Ingraham: Well, you know, so I went out to visit to do this follow-up story and I was prepared to really not like the place very much. I was expecting kind of a “Hillbilly Elegy” kind of situation, but it was more like Norman Rockwell. It was just an incredible sense of community and warmth, and just social cohesion that just seemed to be missing from my life, which was back in the Baltimore-DC metro area. And so, as I got back from the trip, my wife and I were dealing with all these economic pressures of living in a city: the cost of living, that commute, just the difficulty of doing basic, everyday things. And as we were discussing all these things, I go out on this trip to Red Lake County. I come back saying, “Man, this place is awesome.” And we decided, you know what, let’s give it a shot and see what happens.
Ryssdal: OK, so let’s tick through a couple of things here. Obviously, housing is cheaper in rural Minnesota. You can work, because your job as a data reporter with the Washington Post is portable. You’re not going to have to pay childcare, because it turns out your wife can’t work. I mean, there were some calculations that had to be made here, right?
Ingraham: Yeah, absolutely. And these are the calculations that I imagine pretty much every family does. You know, you’re looking at cost of living, you’re looking at just the crazy costs of childcare versus the amount of money that you would make working outside of the home. You know, we live in a country where, what is it, something like 80% of the population lives in these big metro areas, where people are, on some level, dealing with these exact same issues. Our family, we were at that point where something had to give. We ran the numbers, we said, all right, this is this is what we need.
Ryssdal: I know you’re a data guy, but there is a less quantitative aspect to your life, now, that you write about in this book. And that is the idea of “social capital” and what it has meant to you to be in a small town where everybody knows everybody, and there are support systems that are just innate, they’re just there.
Ingraham: Yeah, absolutely. And that’s one of the big benefits for us of moving to this area. You know, winter in northwest Minnesota is really brutal. It’s basically winter now. The temperature in my house was in the 30s this morning. But I can’t tell you how relieving it is to be able to send our kids outside and just know that they’re going to be okay. The more time we spend out here, the harder it is for us to imagine ever moving back to DC, ever trying to make that DC lifestyle work for us again. That’s really the bottom line for us.
Ryssdal: Last thing, Chris, and then I’ll let you go. You write in the epilogue, you come clean — you’re a data guy through and through, right? I mean, you got a little chart on the back page of this book talking about, you know, all these data points you came up with, through this book. But you basically then say, you know, what, data sometimes doesn’t tell the whole story, and your subjective experiences in this book kind of prove the lie. Right?

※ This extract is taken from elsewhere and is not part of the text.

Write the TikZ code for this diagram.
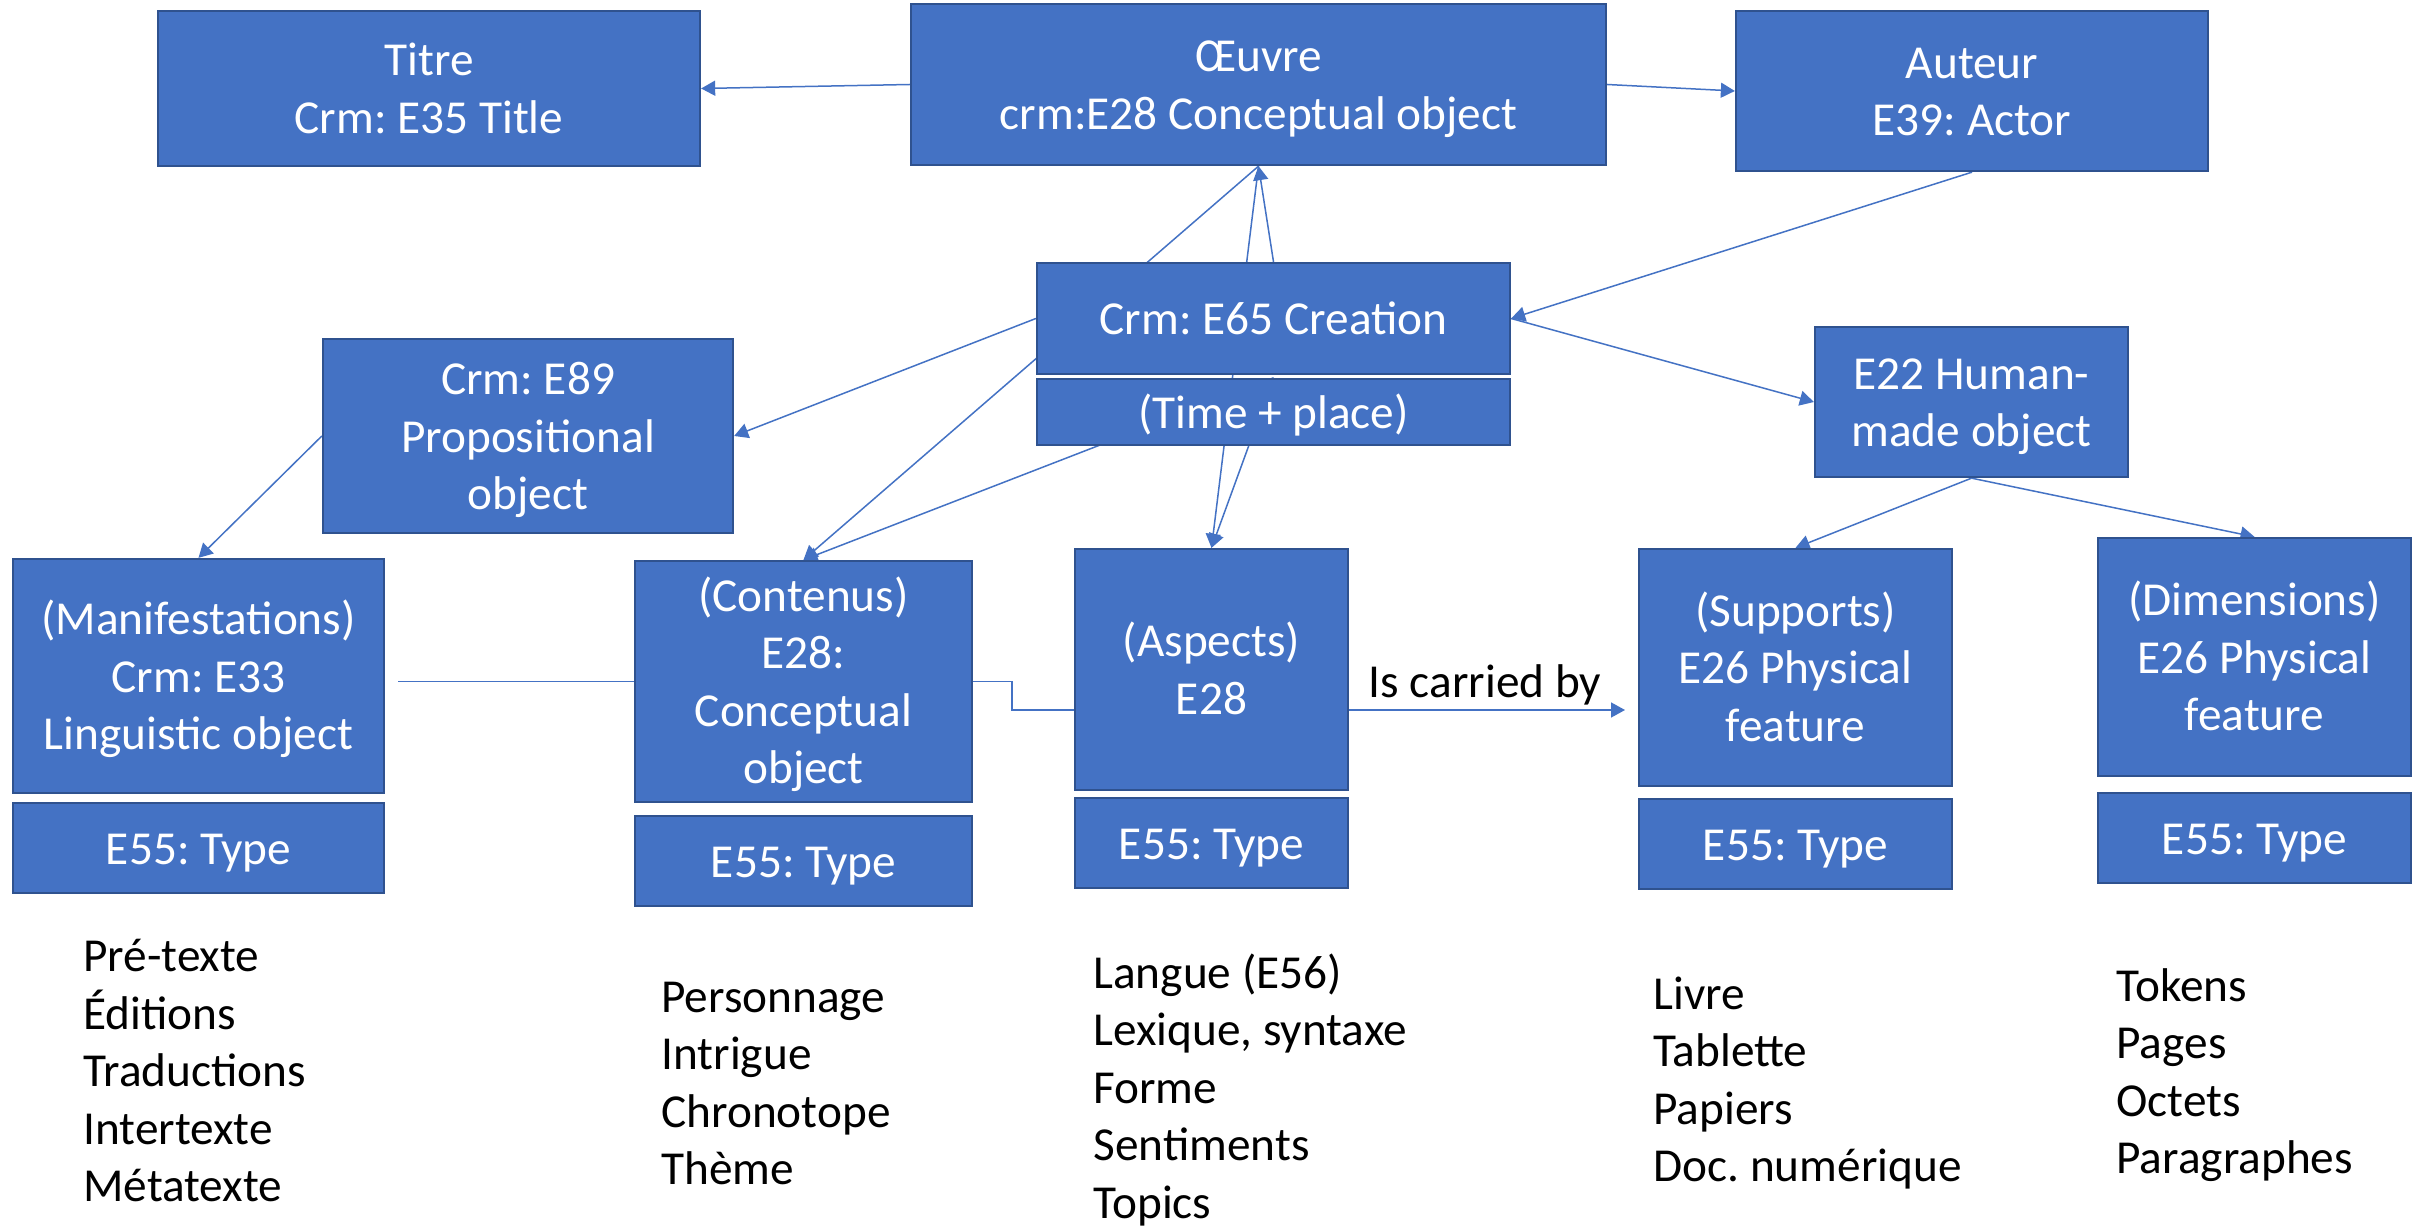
\documentclass[tikz,border=0pt]{standalone}
\usepackage{fontspec}
\setmainfont{Carlito}
\usetikzlibrary{arrows.meta}
\definecolor{boxfill}{HTML}{4472C4}
\definecolor{boxline}{HTML}{2F528F}
\definecolor{connc}{HTML}{4472C4}
\pgfdeclarelayer{bg}
\pgfdeclarelayer{paper}
\pgfsetlayers{paper,bg,main}
\frenchspacing
\newcommand\tstr{\rule{0pt}{0.952em}}
\newcommand\bstr{\rule[-0.269em]{0pt}{0pt}}
\begin{document}
\begin{tikzpicture}[x=0.5pt,y=-0.5pt,
  box/.style={draw=boxline,line width=1.15pt,fill=boxfill,text=white,align=center,inner sep=0pt,
    font=\fontsize{23.65pt}{28.75pt}\selectfont},
  link/.style={draw=connc,line width=0.75pt},
  arr/.style={link,-{Triangle[length=7pt,width=7.5pt]}},
  lst/.style={anchor=base west,inner sep=0pt,font=\fontsize{23.65pt}{28.75pt}\selectfont}]
\begin{pgfonlayer}{paper}
\fill[white] (0,0) rectangle (2428,1229);
\end{pgfonlayer}
\useasboundingbox (0,0) rectangle (2428,1229);

% top row
\node[box,minimum width=271pt,minimum height=77.5pt] (titre) at (429,88.5) {\tstr Titre\\Crm: E35 Title\bstr};
\node[box,minimum width=347.5pt,minimum height=80.5pt] (oeuvre) at (1258.5,84.5) {\tstr Œuvre\\crm:E28 Conceptual object\bstr};
\node[box,minimum width=236pt,minimum height=80pt] (auteur) at (1972,91) {\tstr Auteur\\E39: Actor\bstr};

% middle
\node[box,minimum width=236.5pt,minimum height=55.5pt] (creation) at (1273.5,318.5) {\tstr Crm: E65 Creation\bstr};
\node[box,minimum width=236.5pt,minimum height=33pt] (time) at (1273.5,412) {\tstr(Time + place)\bstr};
\node[box,minimum width=205pt,minimum height=97pt] (e89) at (528,436) {\tstr Crm: E89\\Propositional\\object\bstr};
\node[box,minimum width=156.5pt,minimum height=75pt] (e22) at (1971.5,402) {\tstr E22 Human-\\made object\bstr};

% lower row
\node[box,minimum width=185.5pt,minimum height=117pt] (manif) at (198.5,676) {\tstr(Manifestations)\\Crm: E33\\Linguistic object\bstr};
\node[box,minimum width=185.5pt,minimum height=45pt] (manift) at (198.5,848) {\tstr E55: Type\bstr};
\node[box,minimum width=168.5pt,minimum height=120.5pt] (cont) at (803.5,681.5) {\tstr(Contenus)\\E28:\\Conceptual\\object\bstr};
\node[box,minimum width=168.5pt,minimum height=45pt] (contt) at (803.5,861) {\tstr E55: Type\bstr};
\node[box,minimum width=136.5pt,minimum height=120.5pt] (asp) at (1211.5,669.5) {\tstr(Aspects)\\E28\bstr};
\node[box,minimum width=136.5pt,minimum height=45pt] (aspt) at (1211.5,843) {\tstr E55: Type\bstr};
\node[box,minimum width=156.5pt,minimum height=118.5pt] (supp) at (1795.5,667.5) {\tstr(Supports)\\E26 Physical\\feature\bstr};
\node[box,minimum width=156.5pt,minimum height=45pt] (suppt) at (1795.5,844) {\tstr E55: Type\bstr};
\node[box,minimum width=156.5pt,minimum height=119pt] (dim) at (2254.5,657) {\tstr(Dimensions)\\E26 Physical\\feature\bstr};
\node[box,minimum width=156.5pt,minimum height=45pt] (dimt) at (2254.5,838) {\tstr E55: Type\bstr};

% label
\node[anchor=base,inner sep=0pt,font=\fontsize{23.65pt}{28.75pt}\selectfont] (carrylbl) at (1485,697) {Is carried by};
\coordinate (carry) at (1625,710);

% lists
\node[lst] (list1) at (83,971.7) {\vtop{\hbox{Pré-texte}\hbox{Éditions}\hbox{Traductions}\hbox{Intertexte}\hbox{Métatexte}}};
\node[lst] (list2) at (661,1012) {\vtop{\hbox{Personnage}\hbox{Intrigue}\hbox{Chronotope}\hbox{Thème}}};
\node[lst] (list3) at (1093,988) {\vtop{\hbox{Langue (E56)}\hbox{Lexique, syntaxe}\hbox{Forme}\hbox{Sentiments}\hbox{Topics}}};
\node[lst] (list4) at (1653,1009) {\vtop{\hbox{Livre}\hbox{Tablette}\hbox{Papiers}\hbox{Doc. numérique}}};
\node[lst] (list5) at (2116,1001) {\vtop{\hbox{Tokens}\hbox{Pages}\hbox{Octets}\hbox{Paragraphes}}};

% connectors
\begin{pgfonlayer}{bg}
\draw[arr] (oeuvre.west) -- (titre.east);
\draw[arr] (oeuvre.east) -- (auteur.west);
\draw[arr] (creation.north) -- (oeuvre.south);
\draw[arr] (oeuvre.south) -- (asp.north);
\draw[arr] (oeuvre.south) -- (cont.north);
\draw[arr] (time.north) -- (cont.north);
\draw[arr] (time.north) -- (asp.north);
\draw[arr] (creation.west) -- (e89.east);
\draw[arr] (e89.west) -- (manif.north);
\draw[arr] (auteur.south) -- (creation.east);
\draw[arr] (creation.east) -- (e22.west);
\draw[arr] (e22.south) -- (supp.north);
\draw[arr] (e22.south) -- (dim.north);
\draw[link,shorten >=6.5pt] (cont.west) -- (cont.west -| manif.east);
\draw[arr] (cont.east) -- ++(39,0) |- (carry);
\end{pgfonlayer}
\end{tikzpicture}
\end{document}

Ingraham: You know, that’s one of the things I’ve been thinking a lot about since we got out here. It’s really driven home to me that there’s just a lot about life and governance and economics that we can’t and we probably shouldn’t be trying to capture just with numbers that we probably shouldn’t try and to be just boiling down to a cell on a spreadsheet. And for a normal person, this is probably an obvious insight. But for me, as a data guy — and, I suspect, for a lot of other reporters who have been trained to look for the hard numbers that you can anchor your ideas to — it’s a real helpful corrective, I think.